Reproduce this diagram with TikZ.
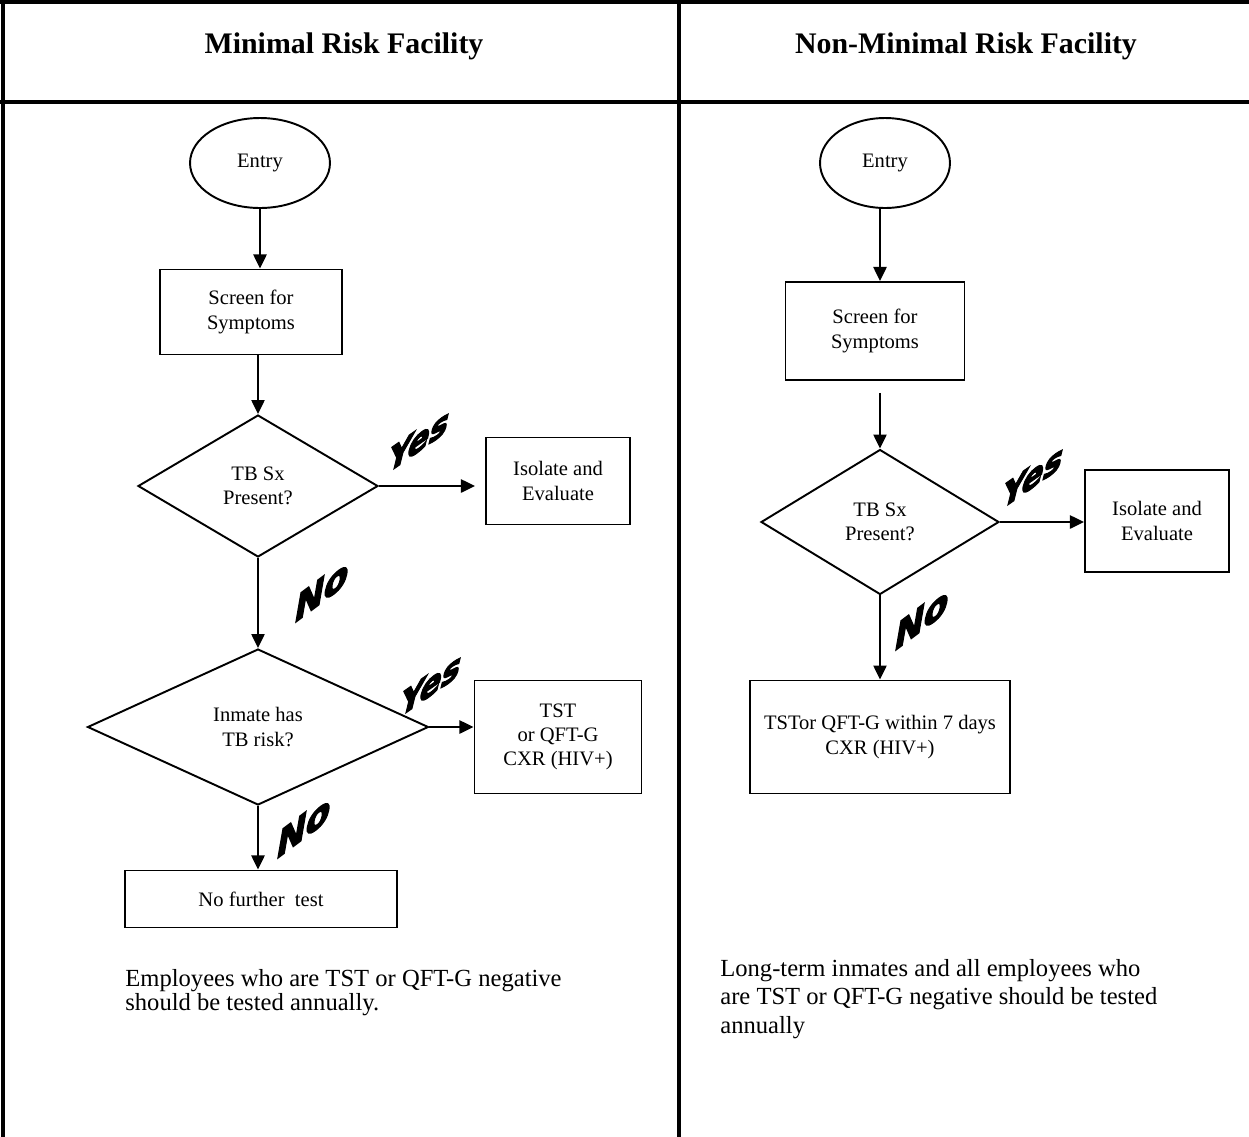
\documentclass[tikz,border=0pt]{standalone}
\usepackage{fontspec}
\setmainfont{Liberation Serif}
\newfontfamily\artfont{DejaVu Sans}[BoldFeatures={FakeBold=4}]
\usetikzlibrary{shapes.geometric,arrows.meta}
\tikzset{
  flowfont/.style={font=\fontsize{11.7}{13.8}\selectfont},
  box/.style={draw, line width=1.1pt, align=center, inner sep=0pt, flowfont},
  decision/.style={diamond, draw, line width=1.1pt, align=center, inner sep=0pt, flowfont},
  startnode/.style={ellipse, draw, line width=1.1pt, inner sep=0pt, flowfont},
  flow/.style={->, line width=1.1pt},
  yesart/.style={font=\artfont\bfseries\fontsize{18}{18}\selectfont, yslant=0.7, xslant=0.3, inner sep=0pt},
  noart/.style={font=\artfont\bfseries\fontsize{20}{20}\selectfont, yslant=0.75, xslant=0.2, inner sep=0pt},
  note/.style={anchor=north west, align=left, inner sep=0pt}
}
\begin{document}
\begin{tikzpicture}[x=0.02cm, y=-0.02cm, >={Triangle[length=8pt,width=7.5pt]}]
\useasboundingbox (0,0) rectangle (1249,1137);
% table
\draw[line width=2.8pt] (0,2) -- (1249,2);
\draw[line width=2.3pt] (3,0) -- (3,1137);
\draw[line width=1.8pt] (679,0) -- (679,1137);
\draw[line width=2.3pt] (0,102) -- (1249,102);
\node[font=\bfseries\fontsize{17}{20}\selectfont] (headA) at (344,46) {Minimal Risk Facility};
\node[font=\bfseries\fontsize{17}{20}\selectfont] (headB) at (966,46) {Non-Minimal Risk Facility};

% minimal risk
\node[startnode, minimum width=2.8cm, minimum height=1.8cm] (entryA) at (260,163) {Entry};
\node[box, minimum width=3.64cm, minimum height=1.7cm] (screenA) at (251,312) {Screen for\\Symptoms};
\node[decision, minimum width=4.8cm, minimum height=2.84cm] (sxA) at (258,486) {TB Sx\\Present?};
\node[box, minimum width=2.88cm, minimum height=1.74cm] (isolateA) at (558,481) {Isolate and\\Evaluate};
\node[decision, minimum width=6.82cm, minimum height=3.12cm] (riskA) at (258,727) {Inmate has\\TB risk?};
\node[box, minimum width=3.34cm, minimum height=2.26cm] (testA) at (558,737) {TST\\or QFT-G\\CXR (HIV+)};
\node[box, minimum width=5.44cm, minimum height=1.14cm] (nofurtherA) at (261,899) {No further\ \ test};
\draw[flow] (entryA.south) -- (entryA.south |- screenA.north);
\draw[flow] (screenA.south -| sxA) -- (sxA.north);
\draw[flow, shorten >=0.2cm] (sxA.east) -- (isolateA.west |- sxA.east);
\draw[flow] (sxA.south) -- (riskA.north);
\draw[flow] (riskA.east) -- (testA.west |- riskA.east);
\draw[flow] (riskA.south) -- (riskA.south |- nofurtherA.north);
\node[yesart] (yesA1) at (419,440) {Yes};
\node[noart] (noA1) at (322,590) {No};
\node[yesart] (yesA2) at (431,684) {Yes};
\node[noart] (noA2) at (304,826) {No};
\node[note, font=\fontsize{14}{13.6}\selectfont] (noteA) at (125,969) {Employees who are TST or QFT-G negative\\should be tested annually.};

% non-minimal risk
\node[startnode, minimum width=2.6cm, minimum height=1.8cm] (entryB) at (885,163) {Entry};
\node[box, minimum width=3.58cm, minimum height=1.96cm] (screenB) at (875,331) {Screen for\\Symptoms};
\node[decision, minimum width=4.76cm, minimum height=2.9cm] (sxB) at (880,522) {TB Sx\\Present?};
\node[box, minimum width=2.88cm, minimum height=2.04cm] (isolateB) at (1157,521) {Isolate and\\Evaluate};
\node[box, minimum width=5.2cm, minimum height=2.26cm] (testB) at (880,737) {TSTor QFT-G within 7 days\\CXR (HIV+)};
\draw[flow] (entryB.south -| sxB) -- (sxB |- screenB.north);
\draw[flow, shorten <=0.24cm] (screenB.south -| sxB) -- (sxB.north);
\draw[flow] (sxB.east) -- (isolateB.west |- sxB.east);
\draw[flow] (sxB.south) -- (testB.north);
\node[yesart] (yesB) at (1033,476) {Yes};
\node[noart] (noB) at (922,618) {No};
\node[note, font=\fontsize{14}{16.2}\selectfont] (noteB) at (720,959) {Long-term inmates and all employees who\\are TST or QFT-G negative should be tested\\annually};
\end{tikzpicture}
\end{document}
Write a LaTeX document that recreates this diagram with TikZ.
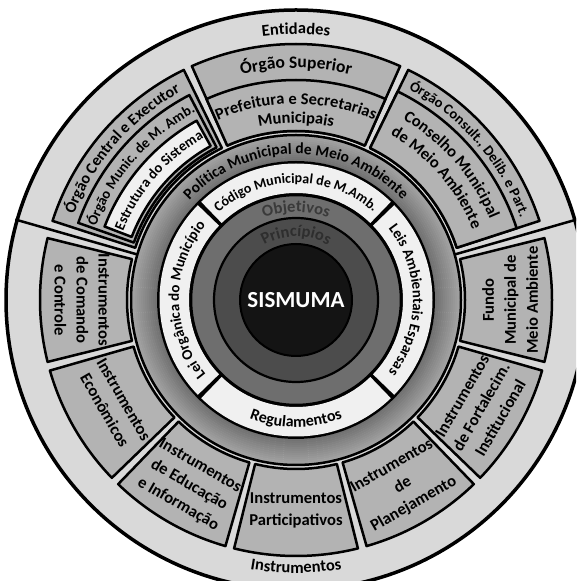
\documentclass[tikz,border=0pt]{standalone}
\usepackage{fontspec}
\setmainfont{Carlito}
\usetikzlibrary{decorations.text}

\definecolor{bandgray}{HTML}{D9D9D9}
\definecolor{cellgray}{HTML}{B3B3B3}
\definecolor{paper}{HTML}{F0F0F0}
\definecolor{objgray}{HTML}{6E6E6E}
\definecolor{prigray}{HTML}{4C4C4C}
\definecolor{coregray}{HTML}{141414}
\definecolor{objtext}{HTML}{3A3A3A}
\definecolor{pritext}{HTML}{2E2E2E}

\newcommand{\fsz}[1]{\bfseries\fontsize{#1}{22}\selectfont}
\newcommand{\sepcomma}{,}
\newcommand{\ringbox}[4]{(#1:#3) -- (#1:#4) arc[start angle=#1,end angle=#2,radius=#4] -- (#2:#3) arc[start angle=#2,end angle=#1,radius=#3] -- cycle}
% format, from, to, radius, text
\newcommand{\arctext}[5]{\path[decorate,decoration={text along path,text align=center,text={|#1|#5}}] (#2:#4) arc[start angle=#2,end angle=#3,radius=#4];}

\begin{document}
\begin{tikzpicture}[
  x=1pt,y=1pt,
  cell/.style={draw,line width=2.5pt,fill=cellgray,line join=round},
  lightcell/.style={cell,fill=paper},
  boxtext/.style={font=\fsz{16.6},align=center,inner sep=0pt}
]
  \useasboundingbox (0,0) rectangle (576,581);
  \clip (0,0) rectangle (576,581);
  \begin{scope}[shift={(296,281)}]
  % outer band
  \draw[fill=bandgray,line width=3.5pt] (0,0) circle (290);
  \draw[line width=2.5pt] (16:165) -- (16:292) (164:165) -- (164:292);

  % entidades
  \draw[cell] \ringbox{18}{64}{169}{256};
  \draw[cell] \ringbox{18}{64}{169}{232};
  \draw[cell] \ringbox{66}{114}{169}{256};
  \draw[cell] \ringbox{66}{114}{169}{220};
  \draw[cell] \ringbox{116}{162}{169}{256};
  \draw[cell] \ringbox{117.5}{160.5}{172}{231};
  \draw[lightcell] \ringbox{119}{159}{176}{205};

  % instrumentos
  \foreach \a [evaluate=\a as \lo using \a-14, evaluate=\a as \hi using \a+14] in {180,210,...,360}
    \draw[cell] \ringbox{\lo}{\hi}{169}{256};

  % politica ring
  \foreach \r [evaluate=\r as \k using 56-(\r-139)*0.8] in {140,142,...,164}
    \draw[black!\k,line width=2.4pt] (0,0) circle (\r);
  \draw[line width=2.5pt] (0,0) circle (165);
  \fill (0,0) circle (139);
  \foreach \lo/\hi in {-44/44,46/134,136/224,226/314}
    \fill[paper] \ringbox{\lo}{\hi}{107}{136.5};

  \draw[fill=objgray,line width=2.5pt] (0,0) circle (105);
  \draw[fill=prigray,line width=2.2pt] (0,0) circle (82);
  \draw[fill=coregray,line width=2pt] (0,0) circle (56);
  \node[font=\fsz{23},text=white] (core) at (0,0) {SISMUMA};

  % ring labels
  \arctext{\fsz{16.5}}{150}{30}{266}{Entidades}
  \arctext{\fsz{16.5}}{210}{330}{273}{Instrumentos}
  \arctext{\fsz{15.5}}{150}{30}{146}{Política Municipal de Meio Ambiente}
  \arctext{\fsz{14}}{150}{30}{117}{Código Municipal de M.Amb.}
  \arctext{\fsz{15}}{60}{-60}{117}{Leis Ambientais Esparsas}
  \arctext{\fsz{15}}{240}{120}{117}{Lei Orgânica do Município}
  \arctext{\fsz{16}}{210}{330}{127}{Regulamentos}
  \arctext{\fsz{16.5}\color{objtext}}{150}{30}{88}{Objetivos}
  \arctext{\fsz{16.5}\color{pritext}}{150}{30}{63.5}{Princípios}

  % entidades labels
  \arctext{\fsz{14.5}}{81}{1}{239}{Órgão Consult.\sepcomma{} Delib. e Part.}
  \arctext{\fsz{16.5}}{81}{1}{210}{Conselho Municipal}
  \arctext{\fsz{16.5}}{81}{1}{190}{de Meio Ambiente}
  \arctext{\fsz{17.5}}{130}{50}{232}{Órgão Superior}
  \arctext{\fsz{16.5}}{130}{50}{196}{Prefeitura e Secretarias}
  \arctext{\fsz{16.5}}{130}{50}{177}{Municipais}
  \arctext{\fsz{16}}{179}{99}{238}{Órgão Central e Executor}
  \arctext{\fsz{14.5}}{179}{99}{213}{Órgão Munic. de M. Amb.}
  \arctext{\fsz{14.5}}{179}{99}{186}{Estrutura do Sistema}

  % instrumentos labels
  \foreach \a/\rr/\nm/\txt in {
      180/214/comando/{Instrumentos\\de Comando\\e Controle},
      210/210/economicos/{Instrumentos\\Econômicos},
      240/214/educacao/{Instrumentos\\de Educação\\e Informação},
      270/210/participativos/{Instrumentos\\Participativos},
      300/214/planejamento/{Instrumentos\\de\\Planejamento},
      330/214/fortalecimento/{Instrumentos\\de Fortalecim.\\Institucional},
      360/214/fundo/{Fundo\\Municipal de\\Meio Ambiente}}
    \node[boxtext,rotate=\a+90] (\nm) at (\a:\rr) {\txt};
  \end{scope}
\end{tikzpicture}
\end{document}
---
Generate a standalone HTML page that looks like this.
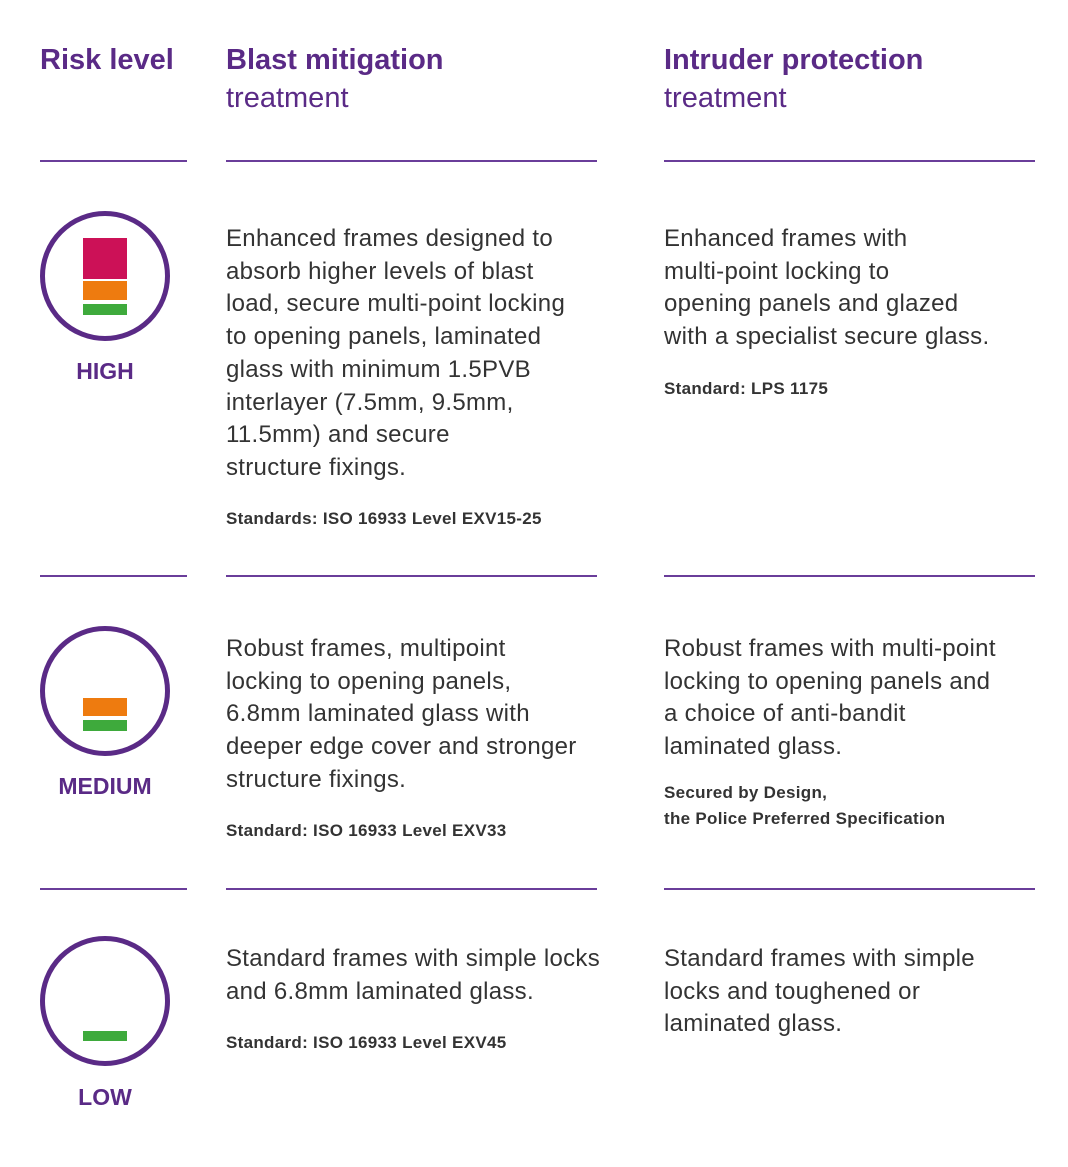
...
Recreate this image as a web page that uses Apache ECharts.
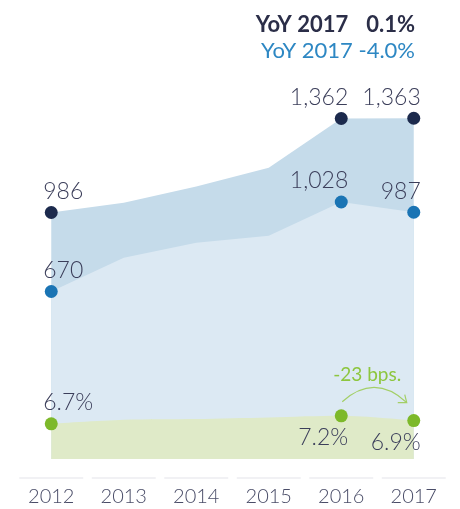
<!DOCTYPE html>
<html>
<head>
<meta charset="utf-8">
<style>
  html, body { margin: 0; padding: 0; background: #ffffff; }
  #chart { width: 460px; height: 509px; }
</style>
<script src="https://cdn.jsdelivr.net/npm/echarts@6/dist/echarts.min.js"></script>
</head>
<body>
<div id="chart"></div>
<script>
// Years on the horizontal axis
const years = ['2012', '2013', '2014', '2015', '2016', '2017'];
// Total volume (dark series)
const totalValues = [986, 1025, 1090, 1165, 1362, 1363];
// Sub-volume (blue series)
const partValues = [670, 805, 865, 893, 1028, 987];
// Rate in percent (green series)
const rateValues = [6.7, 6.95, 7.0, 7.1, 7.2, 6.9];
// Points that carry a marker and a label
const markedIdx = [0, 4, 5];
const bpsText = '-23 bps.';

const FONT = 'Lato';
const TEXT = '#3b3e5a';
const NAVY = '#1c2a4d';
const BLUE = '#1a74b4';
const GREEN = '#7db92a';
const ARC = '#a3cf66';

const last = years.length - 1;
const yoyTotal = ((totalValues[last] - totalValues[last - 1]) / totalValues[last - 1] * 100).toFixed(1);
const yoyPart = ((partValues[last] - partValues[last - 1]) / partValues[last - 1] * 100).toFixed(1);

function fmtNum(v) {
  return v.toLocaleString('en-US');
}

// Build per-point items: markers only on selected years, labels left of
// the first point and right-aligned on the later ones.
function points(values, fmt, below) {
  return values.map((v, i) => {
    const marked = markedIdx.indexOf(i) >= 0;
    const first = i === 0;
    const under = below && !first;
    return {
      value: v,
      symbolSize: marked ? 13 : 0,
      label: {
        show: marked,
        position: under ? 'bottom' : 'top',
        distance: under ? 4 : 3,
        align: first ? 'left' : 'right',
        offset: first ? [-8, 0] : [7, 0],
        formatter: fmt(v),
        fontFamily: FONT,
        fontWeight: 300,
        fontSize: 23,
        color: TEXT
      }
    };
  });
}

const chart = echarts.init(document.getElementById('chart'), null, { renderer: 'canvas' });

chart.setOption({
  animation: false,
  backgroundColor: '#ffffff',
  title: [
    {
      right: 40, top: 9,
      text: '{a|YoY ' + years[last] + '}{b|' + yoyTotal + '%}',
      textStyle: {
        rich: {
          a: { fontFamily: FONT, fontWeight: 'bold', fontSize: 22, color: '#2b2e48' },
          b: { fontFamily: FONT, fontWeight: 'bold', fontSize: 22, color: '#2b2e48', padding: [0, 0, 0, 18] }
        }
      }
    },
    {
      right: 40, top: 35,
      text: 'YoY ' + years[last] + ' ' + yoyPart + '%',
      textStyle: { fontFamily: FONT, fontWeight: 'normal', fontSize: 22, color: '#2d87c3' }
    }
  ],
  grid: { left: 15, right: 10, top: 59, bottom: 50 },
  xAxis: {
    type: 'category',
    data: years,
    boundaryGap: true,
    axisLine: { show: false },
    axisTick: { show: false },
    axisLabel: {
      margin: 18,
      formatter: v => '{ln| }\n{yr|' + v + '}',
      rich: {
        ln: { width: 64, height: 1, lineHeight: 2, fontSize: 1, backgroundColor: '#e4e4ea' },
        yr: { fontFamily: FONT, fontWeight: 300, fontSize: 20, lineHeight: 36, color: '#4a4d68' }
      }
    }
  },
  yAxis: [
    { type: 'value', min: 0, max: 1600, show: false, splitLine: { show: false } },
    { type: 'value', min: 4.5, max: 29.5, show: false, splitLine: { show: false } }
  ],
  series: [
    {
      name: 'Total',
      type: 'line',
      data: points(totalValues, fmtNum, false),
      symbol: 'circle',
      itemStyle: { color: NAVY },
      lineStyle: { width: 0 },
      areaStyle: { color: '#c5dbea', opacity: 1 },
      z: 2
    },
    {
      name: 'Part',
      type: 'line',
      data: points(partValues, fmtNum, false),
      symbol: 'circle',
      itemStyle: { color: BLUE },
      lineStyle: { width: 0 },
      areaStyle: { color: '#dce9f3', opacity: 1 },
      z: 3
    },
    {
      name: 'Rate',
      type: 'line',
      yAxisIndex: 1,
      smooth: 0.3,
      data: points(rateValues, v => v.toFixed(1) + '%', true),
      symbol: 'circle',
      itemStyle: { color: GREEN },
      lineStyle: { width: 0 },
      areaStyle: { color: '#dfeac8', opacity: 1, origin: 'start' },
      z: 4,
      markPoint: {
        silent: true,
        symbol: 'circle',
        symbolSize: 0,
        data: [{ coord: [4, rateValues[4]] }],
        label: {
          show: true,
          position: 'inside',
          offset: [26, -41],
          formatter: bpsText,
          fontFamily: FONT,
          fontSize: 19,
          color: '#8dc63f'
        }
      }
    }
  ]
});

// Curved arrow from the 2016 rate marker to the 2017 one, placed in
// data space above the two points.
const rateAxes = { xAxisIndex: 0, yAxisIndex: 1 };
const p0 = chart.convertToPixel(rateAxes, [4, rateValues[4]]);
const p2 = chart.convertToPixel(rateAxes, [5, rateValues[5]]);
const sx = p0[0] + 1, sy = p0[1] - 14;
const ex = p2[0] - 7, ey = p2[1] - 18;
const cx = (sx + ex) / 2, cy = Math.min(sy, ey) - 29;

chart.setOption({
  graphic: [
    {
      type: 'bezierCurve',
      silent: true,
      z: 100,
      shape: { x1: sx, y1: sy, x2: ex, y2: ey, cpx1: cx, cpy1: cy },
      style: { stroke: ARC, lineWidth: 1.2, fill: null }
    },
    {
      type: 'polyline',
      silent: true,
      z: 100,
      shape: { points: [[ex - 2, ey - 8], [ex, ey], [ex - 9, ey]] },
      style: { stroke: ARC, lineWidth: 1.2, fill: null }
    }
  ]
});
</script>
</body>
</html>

TASK TO CARRY OUT:
From the listing above, copy all lines holding the word "that".

EXERCISE SOLUTION:
Write a LaTeX document that recreates this diagram with TikZ.
Generate a standalone HTML page that looks like this.
Recreate this image as a web page that uses Apache ECharts.
// Points that carry a marker and a label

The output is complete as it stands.